А значит, происходить это будет так: начальникам отделов дадут задачу подумать, кто лишний. Знаете, когда в отделе, напримеи, пять человек, то всегда кто-то будет первым, а кто-то пятым. и этих пятых уволят. просто так. Чтобы сэкономить деньги. Здесь даже не будет экономической целесообразности и прочей хрени. За счет этих людей кто-то прикроет свою не выполнившую планов задницу. Людей просто выкинут, попутно унизив. Их ведь будут увольнять за профнепригодность, за то, что не справились!

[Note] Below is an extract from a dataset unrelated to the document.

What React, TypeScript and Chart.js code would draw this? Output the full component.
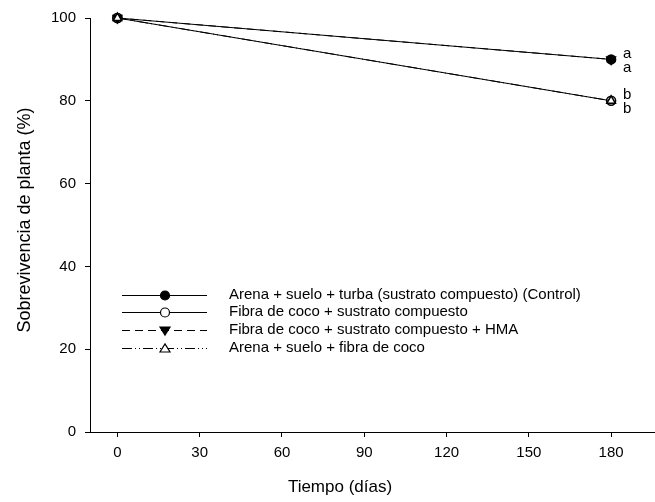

Мне хочется выйти на людное место и закричать - люди! вас хотятуволить, унизив при этом! Не поддавайтесь, вы не так плохи, как вам скажут, боритесь, не уходите, закопайте эту компанию, натравите на них трудовую комиссию, профсоюзы... Но все равно - каждый будет чувствовать, что это не справился именно он, что остальных, может и сокращают, но его-то точно увольняют...

Мерзко на душе, во рту противный привкус. Я понимаю, что что-то нужно сделать, но знаю заранее, что сил,оли, решимости у меня не хватит. Мой максимум - уволиться самой, первой, перед теми, кого уволят они. Но это будет похоже на китайскую месть - повеситься на воротах врага. Поймут меня только китайцы.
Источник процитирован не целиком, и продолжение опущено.